** begin Data lines **

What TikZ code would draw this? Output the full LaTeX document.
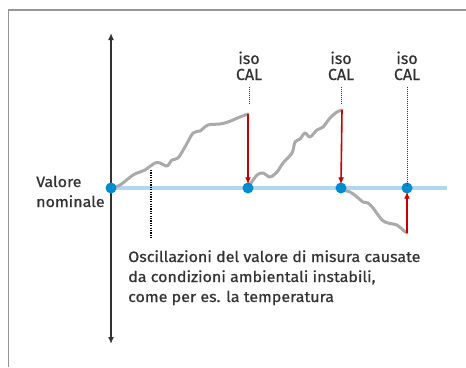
\documentclass[tikz,border=0pt]{standalone}
\usepackage{fontspec}
\setmainfont{Fira Sans}
\newfontfamily\medfont{Fira Sans}[FakeBold=0.7]
\newfontfamily\medwidefont{Fira Sans}[FakeBold=0.7,FakeStretch=1.07]
\usetikzlibrary{arrows.meta}
\definecolor{txt}{RGB}{51,51,51}
\definecolor{framegray}{RGB}{150,150,150}
\definecolor{curvegray}{RGB}{170,170,170}
\definecolor{baseblue}{RGB}{178,214,240}
\definecolor{dotblue}{RGB}{0,140,210}
\definecolor{calred}{RGB}{200,0,0}
\tikzset{
  dotnode/.style={circle,fill=dotblue,inner sep=0pt,minimum size=11pt},
  callabel/.style={font=\medfont\fontsize{16}{16}\selectfont,text=txt,align=center,inner sep=0pt,anchor=base},
  drift/.style={draw=curvegray,line width=3pt,line cap=round,line join=round},
  calarrow/.style={draw=calred,line width=1.6pt,-{Latex[length=7pt,width=6pt]}},
  guide/.style={draw=txt,line width=0.8pt,dash pattern=on 1pt off 1pt},
  axisline/.style={draw=txt,line width=1.5pt,{Latex[length=7pt,width=6pt]}-{Latex[length=7pt,width=6pt]}},
  bodytext/.style={font=\medwidefont\fontsize{15}{20}\selectfont,text=txt,align=left,inner sep=0pt}
}
\begin{document}
\begin{tikzpicture}[x=1pt,y=-1pt]
\useasboundingbox (0,0) rectangle (466,367);
\draw[framegray,line width=1.2pt] (8.5,367) -- (8.5,10) -- (466,10);
% axis
\coordinate (axtop) at (111,33);
\coordinate (axbot) at (111,344);
\draw[axisline] (axbot) -- (axtop);
% baseline
\coordinate (bl0) at (111,188);
\coordinate (bl1) at (447,188);
\draw[baseblue,line width=4pt] (bl0) -- (bl1);
% curves
\draw[drift] plot[smooth,tension=0.5] coordinates {(111,188) (120,185) (133,175) (140,172) (145,170) (155,163) (160,163) (167,166) (172,160) (178,158) (185,147) (193,133) (200,131) (208,125) (220,124) (228,122) (240,117) (248,114)};
\draw[drift] plot[smooth,tension=0.5] coordinates {(249,186) (257,175) (263,173) (270,177) (277,172) (283,163) (292,153) (295,142) (300,139) (305,133) (310,137) (317,130) (323,127) (330,118) (337,112) (342,110)};
\draw[drift] plot[smooth,tension=0.5] coordinates {(342,190) (350,192) (357,197) (363,202) (368,203) (373,208) (382,220) (388,223) (397,225) (403,230) (407,233)};
% dots
\node[dotnode] (d0) at (111,188) {};
\node[dotnode] (d1) at (248,188) {};
\node[dotnode] (d2) at (341,188) {};
\node[dotnode] (d3) at (407,188) {};
% red arrows
\coordinate (r1) at (248,114);
\coordinate (r2) at (342,110);
\coordinate (r3) at (407,233);
\draw[calarrow] (r1) -- ([yshift=-2pt]d1.north);
\draw[calarrow] (r2) -- ([yshift=-2pt]d2.north);
\draw[calarrow] (r3) -- ([yshift=2pt]d3.south);
% labels
\node[callabel] (c1) at (249,80) {iso\\CAL};
\node[callabel] (c2) at (341,80) {iso\\CAL};
\node[callabel] (c3) at (407,80) {iso\\CAL};
\coordinate (t1) at (249,87);
\coordinate (t2) at (341,87);
\coordinate (t3) at (407,87);
\coordinate (g1) at (249,104);
\coordinate (g2) at (341,104);
\draw[guide] (t1) -- (g1);
\draw[guide] (t2) -- (g2);
\draw[guide] (t3) -- ([yshift=-3pt]d3.north);
% dotted marker
\coordinate (m0) at (151,170);
\coordinate (m1) at (151,238);
\draw[draw=black,line width=1.6pt,dash pattern=on 1.2pt off 1.2pt] (m0) -- (m1);
% texts
\node[bodytext,anchor=base west] (vn) at (36,207) {Valore\\nominale};
\node[bodytext,anchor=base west] (osc) at (128,302) {Oscillazioni del valore di misura causate\\da condizioni ambientali instabili,\\come per es. la temperatura};
\end{tikzpicture}
\end{document}
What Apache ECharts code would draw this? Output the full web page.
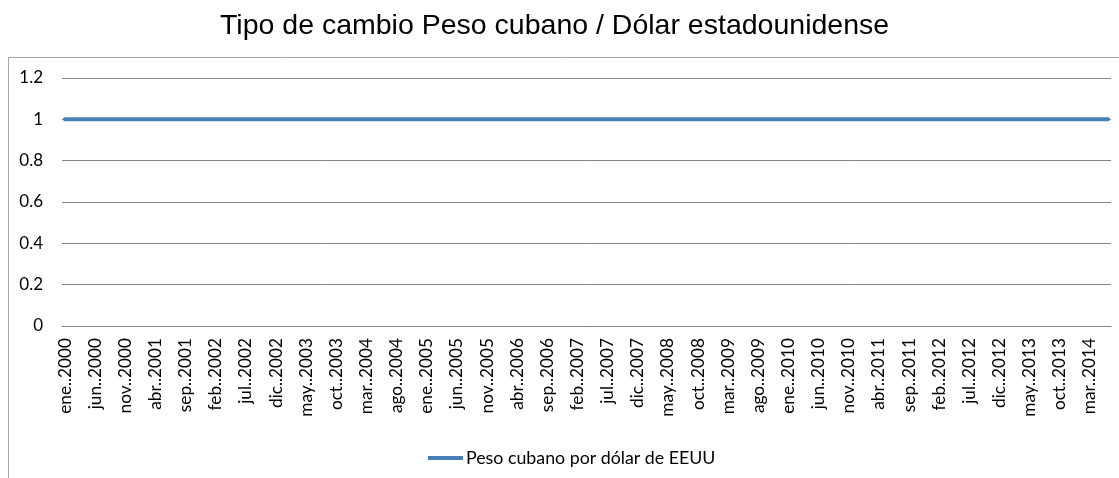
<!DOCTYPE html>
<html>
<head>
<meta charset="utf-8">
<script src="https://cdn.jsdelivr.net/npm/echarts@6/dist/echarts.min.js"></script>
<style>
html,body{margin:0;padding:0;background:#fff;}
#c{width:1119px;height:478px;}
</style>
</head>
<body>
<div id="c"></div>
<script>
const title = "Tipo de cambio Peso cubano / Dólar estadounidense";
const seriesName = "Peso cubano por dólar de EEUU";
const categories = [
"ene..2000","feb..2000","mar..2000","abr..2000","may..2000","jun..2000","jul..2000","ago..2000","sep..2000","oct..2000","nov..2000","dic..2000",
"ene..2001","feb..2001","mar..2001","abr..2001","may..2001","jun..2001","jul..2001","ago..2001","sep..2001","oct..2001","nov..2001","dic..2001",
"ene..2002","feb..2002","mar..2002","abr..2002","may..2002","jun..2002","jul..2002","ago..2002","sep..2002","oct..2002","nov..2002","dic..2002",
"ene..2003","feb..2003","mar..2003","abr..2003","may..2003","jun..2003","jul..2003","ago..2003","sep..2003","oct..2003","nov..2003","dic..2003",
"ene..2004","feb..2004","mar..2004","abr..2004","may..2004","jun..2004","jul..2004","ago..2004","sep..2004","oct..2004","nov..2004","dic..2004",
"ene..2005","feb..2005","mar..2005","abr..2005","may..2005","jun..2005","jul..2005","ago..2005","sep..2005","oct..2005","nov..2005","dic..2005",
"ene..2006","feb..2006","mar..2006","abr..2006","may..2006","jun..2006","jul..2006","ago..2006","sep..2006","oct..2006","nov..2006","dic..2006",
"ene..2007","feb..2007","mar..2007","abr..2007","may..2007","jun..2007","jul..2007","ago..2007","sep..2007","oct..2007","nov..2007","dic..2007",
"ene..2008","feb..2008","mar..2008","abr..2008","may..2008","jun..2008","jul..2008","ago..2008","sep..2008","oct..2008","nov..2008","dic..2008",
"ene..2009","feb..2009","mar..2009","abr..2009","may..2009","jun..2009","jul..2009","ago..2009","sep..2009","oct..2009","nov..2009","dic..2009",
"ene..2010","feb..2010","mar..2010","abr..2010","may..2010","jun..2010","jul..2010","ago..2010","sep..2010","oct..2010","nov..2010","dic..2010",
"ene..2011","feb..2011","mar..2011","abr..2011","may..2011","jun..2011","jul..2011","ago..2011","sep..2011","oct..2011","nov..2011","dic..2011",
"ene..2012","feb..2012","mar..2012","abr..2012","may..2012","jun..2012","jul..2012","ago..2012","sep..2012","oct..2012","nov..2012","dic..2012",
"ene..2013","feb..2013","mar..2013","abr..2013","may..2013","jun..2013","jul..2013","ago..2013","sep..2013","oct..2013","nov..2013","dic..2013",
"ene..2014","feb..2014","mar..2014","abr..2014","may..2014","jun..2014"
];
const values = [
1,1,1,1,1,1,1,1,1,1,1,1,
1,1,1,1,1,1,1,1,1,1,1,1,
1,1,1,1,1,1,1,1,1,1,1,1,
1,1,1,1,1,1,1,1,1,1,1,1,
1,1,1,1,1,1,1,1,1,1,1,1,
1,1,1,1,1,1,1,1,1,1,1,1,
1,1,1,1,1,1,1,1,1,1,1,1,
1,1,1,1,1,1,1,1,1,1,1,1,
1,1,1,1,1,1,1,1,1,1,1,1,
1,1,1,1,1,1,1,1,1,1,1,1,
1,1,1,1,1,1,1,1,1,1,1,1,
1,1,1,1,1,1,1,1,1,1,1,1,
1,1,1,1,1,1,1,1,1,1,1,1,
1,1,1,1,1,1,1,1,1,1,1,1,
1,1,1,1,1,1
];
const yTicks = [0, 0.2, 0.4, 0.6, 0.8, 1, 1.2];

const chart = echarts.init(document.getElementById('c'), null, {renderer: 'canvas'});
const labelFont = "Lato, 'Open Sans', sans-serif";
chart.setOption({
  animation: false,
  backgroundColor: '#ffffff',
  title: {
    text: title,
    left: 215,
    top: 7,
    textStyle: {
      fontFamily: "'Liberation Sans', Arial, sans-serif",
      fontWeight: 'normal',
      fontSize: 28.5,
      color: '#000000'
    }
  },
  graphic: [{
    type: 'rect',
    shape: {x: 8.5, y: 57.5, width: 1200, height: 600},
    style: {fill: 'none', stroke: '#a6a6a6', lineWidth: 1},
    silent: true,
    z: -1
  }],
  legend: {
    top: 444,
    left: 423,
    itemWidth: 35,
    itemHeight: 4,
    icon: 'rect',
    itemGap: 4,
    textStyle: {fontFamily: labelFont, fontSize: 17.8, color: '#000', padding: [0, 0, 0, -2]},
    data: [seriesName]
  },
  grid: {left: 62, right: 8, top: 78, bottom: 152, containLabel: false},
  xAxis: {
    type: 'category',
    data: categories,
    boundaryGap: true,
    axisLine: {show: true, lineStyle: {color: '#868686', width: 1}},
    axisTick: {show: false},
    axisLabel: {
      interval: 4,
      rotate: 90,
      margin: 12,
      fontFamily: labelFont,
      fontSize: 17.2,
      color: '#000'
    }
  },
  yAxis: {
    type: 'value',
    min: yTicks[0],
    max: yTicks[yTicks.length - 1],
    interval: 0.2,
    axisLine: {show: false},
    axisTick: {show: false},
    splitLine: {lineStyle: {color: '#868686', width: 1}},
    axisLabel: {
      margin: 19,
      fontFamily: labelFont,
      fontSize: 17,
      color: '#000',
      formatter: v => String(Math.round(v * 10) / 10)
    }
  },
  series: [{
    name: seriesName,
    type: 'line',
    data: values,
    symbol: 'none',
    lineStyle: {color: '#4a7ebb', width: 4, cap: 'round'},
    itemStyle: {color: '#4a7ebb'}
  }]
});
</script>
</body>
</html>
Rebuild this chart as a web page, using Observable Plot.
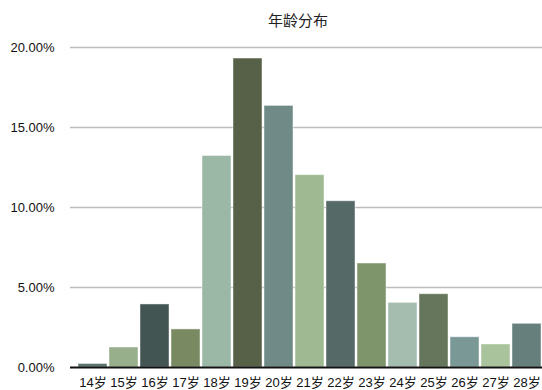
<!DOCTYPE html>
<html>
<head>
<meta charset="utf-8">
<script src="https://cdn.jsdelivr.net/npm/d3@7"></script>
<script src="https://cdn.jsdelivr.net/npm/@observablehq/plot@0.6"></script>
<style>
  body { margin: 0; background: #fff; font-family: "Liberation Sans", Arial, "Noto Sans CJK SC", sans-serif; }
  #title {
    width: 542px; box-sizing: border-box; height: 34px;
    padding: 11px 0 0 54px; line-height: 20px;
    text-align: center; font-size: 15px; color: #222;
  }
</style>
</head>
<body>
<div id="title">年龄分布</div>
<div id="chart"></div>
<script>
// Age groups and their share of respondents (percent)
const ages = ["14岁", "15岁", "16岁", "17岁", "18岁", "19岁", "20岁", "21岁", "22岁", "23岁", "24岁", "25岁", "26岁", "27岁", "28岁"];
const shares = [0.22, 1.25, 3.94, 2.38, 13.22, 19.31, 16.35, 12.02, 10.39, 6.5, 4.04, 4.58, 1.89, 1.44, 2.73];
const yTicks = [0, 5, 10, 15, 20];

// One muted green/teal tone per bar
const palette = [
  "#5a7570", "#97b08b", "#435552", "#798a62", "#9bb8a6",
  "#566148", "#708b87", "#9fba93", "#556966", "#7e956c",
  "#a4bdaf", "#66765d", "#7a9896", "#a9c39c", "#667e7c"
];

const rows = ages.map((age, i) => ({ age, share: shares[i] }));

const chart = Plot.plot({
  width: 542,
  height: 356,
  marginLeft: 70,
  marginRight: 0,
  marginTop: 13,
  marginBottom: 23,
  style: { fontFamily: '"Liberation Sans", Arial, "Noto Sans CJK SC", sans-serif', fontSize: "13px", color: "#111", background: "#fff" },
  x: { domain: ages, paddingInner: 0.07, paddingOuter: 0.14, align: 0.92, label: null },
  y: { domain: [0, 20], label: null },
  color: { domain: ages, range: palette },
  marks: [
    Plot.ruleY(yTicks.filter(t => t > 0), { stroke: "#bdbdbd", strokeWidth: 1.5 }),
    Plot.barY(rows, { x: "age", y: "share", fill: "age", stroke: "#fff", strokeOpacity: 0.45, strokeWidth: 1 }),
    Plot.ruleY([0], { stroke: "#111", strokeWidth: 2 }),
    Plot.axisY(yTicks, { tickSize: 0, tickPadding: 16, tickFormat: d => d.toFixed(2) + "%", label: null }),
    Plot.axisX({ tickSize: 0, tickPadding: 10, label: null })
  ]
});

document.getElementById("chart").appendChild(chart);
</script>
</body>
</html>
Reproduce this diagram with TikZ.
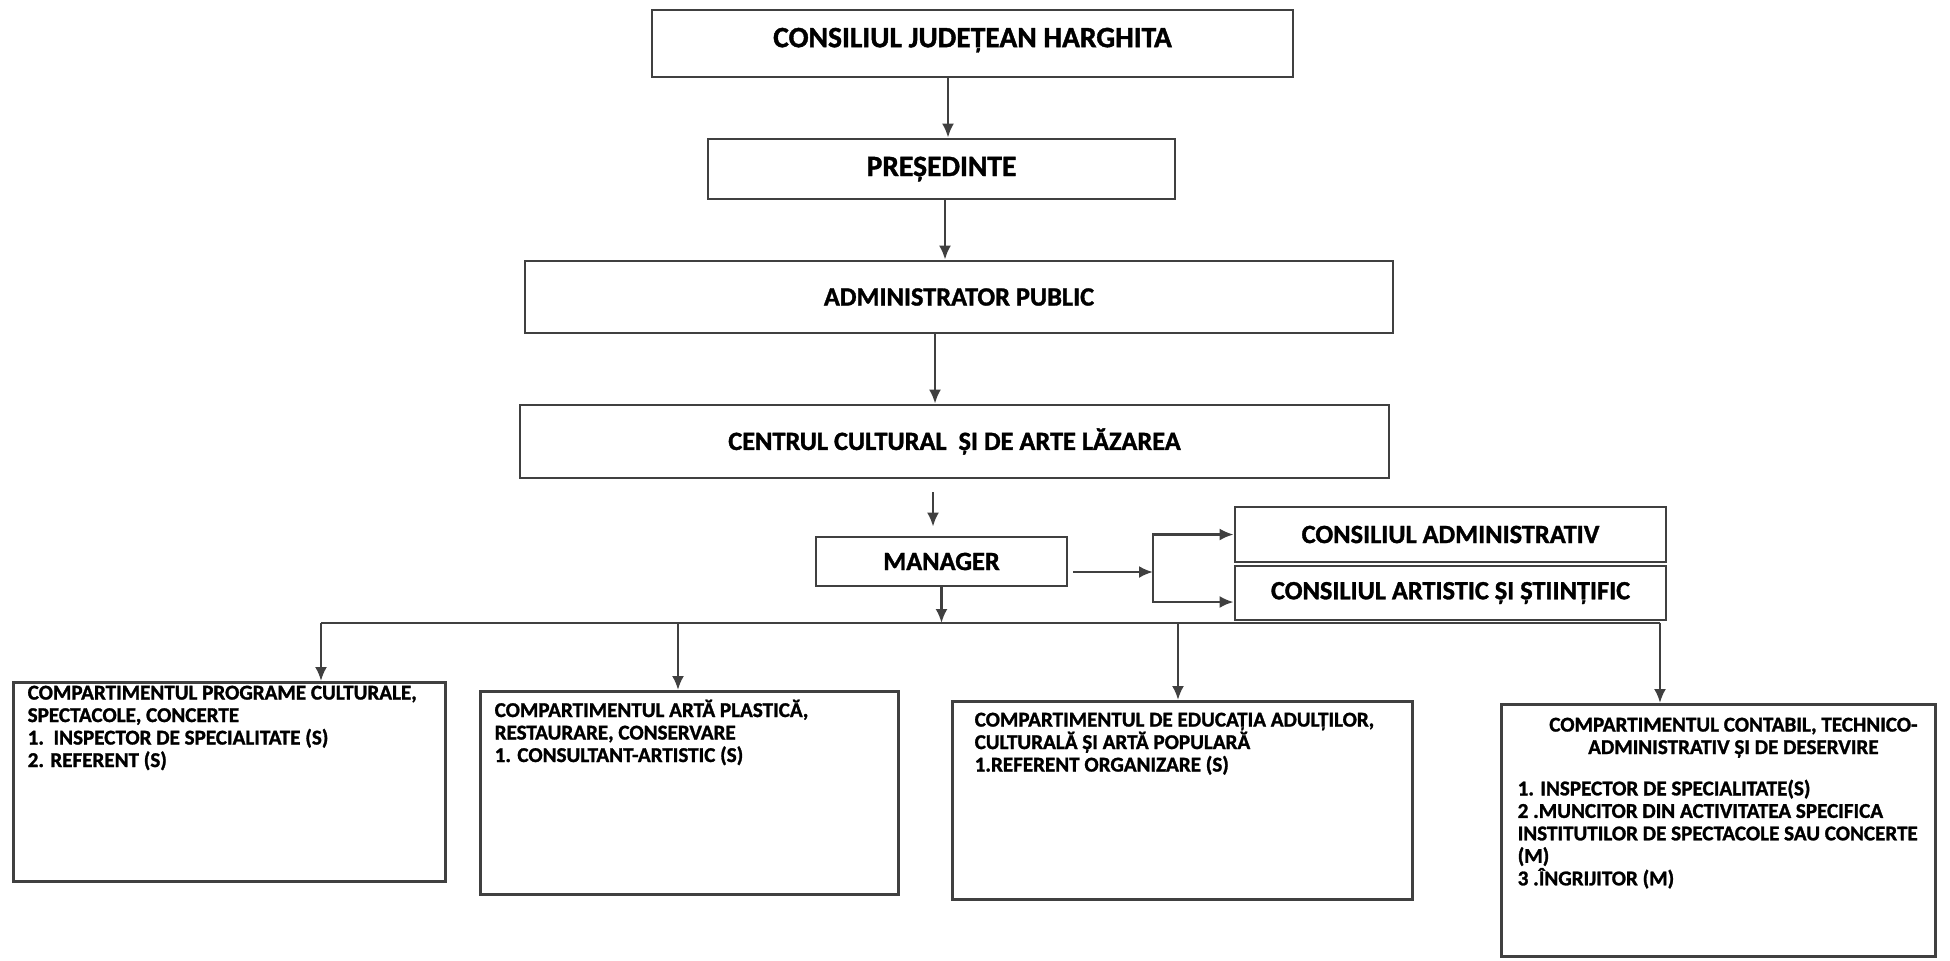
\documentclass[tikz,border=0pt]{standalone}
\usepackage{fontspec}
\setmainfont{Carlito}[BoldFeatures={FakeBold=1.3}]
\usetikzlibrary{arrows.meta}

\begin{document}
\begin{tikzpicture}[
    box/.style={draw=black!75, line width=0.8pt, inner sep=0, fill=white},
    deptext/.style={inner sep=0, anchor=north west, align=left, font=\deptfontsize},
    conn/.style={draw=black!75, line width=0.7pt},
    arr/.style={conn, -{Latex[length=1.4mm,width=1.2mm]}}
]
    \providecommand{\topfontsize}{\fontsize{8.4pt}{10pt}\bfseries\selectfont}
    \providecommand{\headfontsize}{\fontsize{7.5pt}{9pt}\bfseries\selectfont}
    \providecommand{\deptfontsize}{\fontsize{6pt}{6.4pt}\bfseries\selectfont}
    \useasboundingbox (0,0) rectangle (19.5,-9.6);

    % chain of command
    \node[box, minimum width=6.41cm, minimum height=0.67cm, font=\topfontsize, text depth=0.12cm] (cjh) at (9.725,-0.435) {CONSILIUL JUDEȚEAN HARGHITA};
    \node[box, minimum width=4.67cm, minimum height=0.60cm, font=\topfontsize] (pres) at (9.415,-1.69) {PREȘEDINTE};
    \node[box, minimum width=8.68cm, minimum height=0.72cm, font=\headfontsize] (admin) at (9.59,-2.97) {ADMINISTRATOR PUBLIC};
    \node[box, minimum width=8.69cm, minimum height=0.73cm, font=\headfontsize] (centru) at (9.545,-4.415) {CENTRUL CULTURAL \ ȘI DE ARTE LĂZAREA};
    \node[box, minimum width=2.51cm, minimum height=0.49cm, font=\headfontsize] (manager) at (9.415,-5.615) {MANAGER};

    \coordinate (s1) at (9.48,0);
    \coordinate (s2) at (9.45,0);
    \coordinate (s3) at (9.35,0);
    \coordinate (s4) at (9.33,0);
    \draw[arr] (cjh.south -| s1) -- (pres.north -| s1);
    \draw[arr] (pres.south -| s2) -- (admin.north -| s2);
    \draw[arr] (admin.south -| s3) -- (centru.north -| s3);
    \draw[arr, shorten <=0.13cm, shorten >=0.09cm] (centru.south -| s4) -- (manager.north -| s4);

    % councils
    \node[box, minimum width=4.31cm, minimum height=0.55cm, font=\headfontsize] (cadm) at (14.505,-5.345) {CONSILIUL ADMINISTRATIV};
    \node[box, minimum width=4.31cm, minimum height=0.54cm, font=\headfontsize] (cart) at (14.505,-5.93) {CONSILIUL ARTISTIC ȘI ȘTIINȚIFIC};
    \coordinate (brk) at (11.53,-5.72);
    \draw[arr, shorten <=0.05cm] (manager.east |- brk) -- (brk);
    \draw[arr] (brk) |- (cadm.west);
    \draw[arr] (brk) |- ([yshift=-0.09cm]cart.west);

    % compartments
    \node[box, anchor=north west, minimum width=4.32cm, minimum height=1.99cm] (d1) at (0.12,-6.81) {};
    \node[box, anchor=north west, minimum width=4.18cm, minimum height=2.03cm] (d2) at (4.79,-6.90) {};
    \node[box, anchor=north west, minimum width=4.60cm, minimum height=1.98cm] (d3) at (9.51,-7.00) {};
    \node[box, anchor=north west, minimum width=4.34cm, minimum height=2.52cm] (d4) at (15.00,-7.03) {};

    \node[deptext] (d1t) at ([xshift=0.15cm,yshift=-0.04cm]d1.north west)
    {COMPARTIMENTUL PROGRAME CULTURALE,\\SPECTACOLE, CONCERTE\\1.\ \ INSPECTOR DE SPECIALITATE (S)\\2. REFERENT (S)};
    \node[deptext] (d2t) at ([xshift=0.15cm,yshift=-0.09cm]d2.north west)
    {COMPARTIMENTUL ARTĂ PLASTICĂ,\\RESTAURARE, CONSERVARE\\1. CONSULTANT-ARTISTIC (S)};
    \node[deptext] (d3t) at ([xshift=0.23cm,yshift=-0.12cm]d3.north west)
    {COMPARTIMENTUL DE EDUCAȚIA ADULȚILOR,\\CULTURALĂ ȘI ARTĂ POPULARĂ\\1.REFERENT ORGANIZARE (S)};
    \node[deptext, anchor=north, align=center] (d4t) at ([xshift=0.15cm,yshift=-0.14cm]d4.north)
    {COMPARTIMENTUL CONTABIL, TECHNICO-\\ADMINISTRATIV ȘI DE DESERVIRE};
    \node[deptext] (d4i) at ([xshift=0.17cm,yshift=-0.76cm]d4.north west)
    {1. INSPECTOR DE SPECIALITATE(S)\\2 .MUNCITOR DIN ACTIVITATEA SPECIFICA\\INSTITUTILOR DE SPECTACOLE SAU CONCERTE\\(M)\\3 .ÎNGRIJITOR (M)};

    % distribution line
    \coordinate (b1) at (3.21,-6.23);
    \coordinate (b2) at (6.78,-6.23);
    \coordinate (b3) at (11.78,-6.23);
    \coordinate (b4) at (16.60,-6.23);
    \draw[conn] (b1) -- (b4);
    \draw[arr] (manager) -- (manager |- b1);
    \foreach \i in {1,...,4}
        \draw[arr] (b\i) -- (b\i |- d\i.north);
\end{tikzpicture}
\end{document}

** end Data lines **

▶ What to work on: Identify the lines above with the word "this". Copy them.

▶ Written solution:
What TikZ code would draw this? Output the full LaTeX document.
What Apache ECharts code would draw this? Output the full web page.
Rebuild this chart as a web page, using Observable Plot.
Reproduce this diagram with TikZ.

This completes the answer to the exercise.